Developed world is robbing African countries of health staff

Rebecca Coombes 1
PMCID: PMC556371  PMID: 15845968

Entire African countries are being left with less than 500 doctors each because of the ongoing “brain drain” of healthcare staff to the developed world. Developed countries find it cheaper to recruit from abroad than to train enough of their own citizens, delegates were told at a BMA conference last week.

The meeting of delegates from the United States, Canada, Africa, the Commonwealth, and the United Kingdom was convened to discuss the growing crisis in developing countries caused by the escalating migration of doctors and nurses.

James Johnson, chairman of BMA council, criticised developed nations for failing to make adequate provision for their own needs: “The number of healthcare workers in many African countries is actually shrinking. The effect of this brain drain on the health of those in developing countries is incalculable and catastrophic. There is literally in some parts of these countries no health care of any sort.”

Ghana, with a population of 20 million, has only 1500 doctors, and more than two thirds of young Ghanaian doctors leave the country within three years of graduation. In Mozambique, a nation of similar size, there are just 500 doctors.
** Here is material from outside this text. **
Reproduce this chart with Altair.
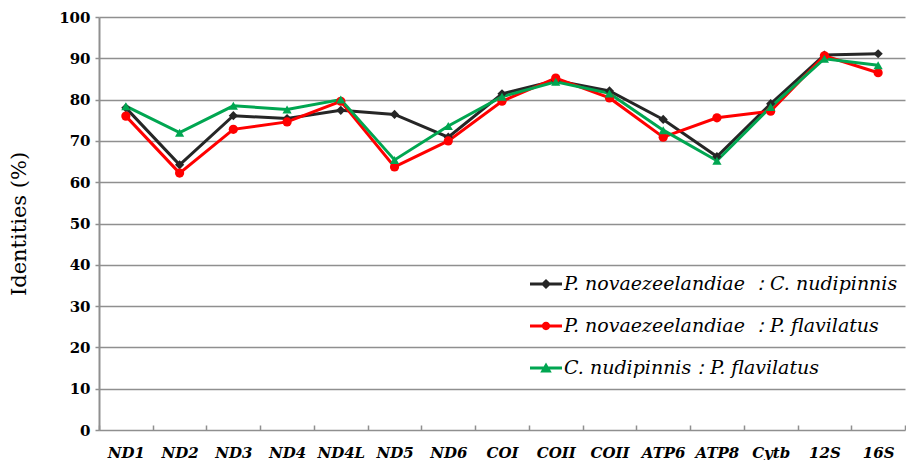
import altair as alt
import pandas as pd

genes = ["ND1", "ND2", "ND3", "ND4", "ND4L", "ND5", "ND6", "COI", "COII", "COII",
         "ATP6", "ATP8", "Cytb", "12S", "16S"]

series_names = [
    "P. novaezeelandiae ：C. nudipinnis",
    "P. novaezeelandiae ：P. flavilatus",
    "C. nudipinnis：P. flavilatus",
]

pn_cn = [78.0, 64.2, 76.1, 75.4, 77.4, 76.4, 70.9, 81.4, 84.6, 82.1, 75.2, 66.2, 79.0, 90.8, 91.1]
pn_pf = [76.0, 62.2, 72.8, 74.6, 79.6, 63.7, 70.0, 79.6, 85.2, 80.4, 70.9, 75.6, 77.2, 90.6, 86.5]
cn_pf = [78.4, 72.0, 78.5, 77.6, 80.0, 65.4, 73.6, 80.7, 84.3, 81.5, 72.6, 65.2, 78.2, 89.9, 88.3]

colors = ["#262626", "#ff0000", "#00a651"]
shapes = ["diamond", "circle", "triangle-up"]

bar = "M-1,-0.09H1V0.09H-1Z"
legend_paths = [
    bar + "M-0.32,0L0,-0.32L0.32,0L0,0.32Z",
    bar + "M-0.26,0A0.26,0.26 0 1,1 0.26,0A0.26,0.26 0 1,1 -0.26,0Z",
    bar + "M-0.36,0.28L0,-0.34L0.36,0.28Z",
]

rows = []
for name, vals in zip(series_names, [pn_cn, pn_pf, cn_pf]):
    for i, v in enumerate(vals):
        rows.append({"idx": i, "series": name, "value": v})
df = pd.DataFrame(rows)

label_expr = "[" + ",".join("'%s'" % g for g in genes) + "][datum.value]"
GRID = "#8f8f8f"
SERIF = "DejaVu Serif"

x_enc = alt.X(
    "idx:O",
    scale=alt.Scale(type="band", paddingInner=0, paddingOuter=0),
    bandPosition=0.5,
    axis=alt.Axis(
        labelExpr=label_expr, labelAngle=0, labelFont=SERIF, labelFontStyle="italic",
        labelFontWeight="bold", labelFontSize=15, labelColor="black",
        domain=False, ticks=True, tickBand="extent", tickSize=5, tickColor=GRID,
        tickWidth=1.5, offset=-5, grid=False, title=None, labelPadding=15,
    ),
)
y_enc = alt.Y(
    "value:Q",
    scale=alt.Scale(domain=[0, 100], nice=False, zero=True),
    axis=alt.Axis(
        values=list(range(0, 101, 10)), labelFont=SERIF, labelFontWeight="bold",
        labelFontSize=15, labelColor="black", title="Identities (%)", titleFont=SERIF,
        titleFontSize=21, titleFontWeight="normal", titleColor="black",
        gridColor=GRID, gridWidth=1.5, domainColor=GRID, domainWidth=2,
        tickColor=GRID, tickSize=4, tickWidth=1.5, labelPadding=5, titlePadding=29,
    ),
)

color_nolegend = alt.Color("series:N", scale=alt.Scale(domain=series_names, range=colors), legend=None)

lines = alt.Chart(df).mark_line(strokeWidth=3).encode(
    x=x_enc, y=y_enc, color=color_nolegend
)

points = alt.Chart(df).mark_point(filled=True, opacity=1, size=85).encode(
    x=x_enc, y=y_enc, color=color_nolegend,
    shape=alt.Shape("series:N", scale=alt.Scale(domain=series_names, range=shapes), legend=None),
)

legend_layer = alt.Chart(df).transform_filter("false").mark_point(filled=True, opacity=1).encode(
    color=alt.Color(
        "series:N", scale=alt.Scale(domain=series_names, range=colors),
        legend=alt.Legend(
            orient="none", legendX=431, legendY=251, title=None, labelFont=SERIF,
            labelFontStyle="italic", labelFontSize=19, labelColor="black",
            symbolSize=1024, symbolStrokeWidth=0, rowPadding=16, labelOffset=2,
            labelLimit=600, padding=0,
        ),
    ),
    shape=alt.Shape("series:N", scale=alt.Scale(domain=series_names, range=legend_paths)),
)

chart = (
    alt.layer(lines, points, legend_layer)
    .resolve_scale(color="independent", shape="independent")
    .properties(width=806, height=413, padding={"left": 0, "top": 2, "right": 0, "bottom": 0})
    .configure_view(stroke=None)
)

chart.save("out.html", embed_options={"renderer": "svg", "actions": False})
Mandela Thyoka, a specialist registrar in general surgery at the Aberdeen Royal Infirmary, but originally from Malawi, told the conference that there were just 350 doctors in his home country, which has a population of 12 million. Malawi's one medical school has managed to train 203 doctors since it opened 12 years ago. Now 100 are abroad in postgraduate training. Mortality for children younger than 5 years is 250 per 1000. “I trained in Aberdeen. This temporary migration is welcome for people of Malawi. In the long term I will be able to help the people of Malawi. But most people stay permanently,” said Dr Thyoka.

Figure 1.

Figure 1

Mozambique has only 500 doctors for a population of about 20m, yet developed countries are happy to recruit its doctors

Credit: JORGEN SCHYTTE/STLL PICTURES

The US, the UK, and Canada have recruited widely in the developing world. The conference heard that although the UK has at least recognised the problem, the US government does not even have a policy on overseas recruitment.

Richard Cooper, of the Health Policy Institute at the Medical College of Wisconsin, said that demand for doctors and nurses from abroad was set to rise. He said that the problem was “not even on the radar screen” in the US, even though it employs almost half of all English speaking doctors and nurses in the world. As many as 22% of doctors in the US, a total of 170 000, were born and trained abroad.

Linda Aiken, director of the Center for Health Outcomes and Policy Research at the University of Pennsylvania School of Nursing, said that there was booming demand for nurses in the US. But nursing schools turned away 150 000 Americans last year because they did not have the capacity to educate them. “We can solve the shortage problem in the US... but there is not the political will.”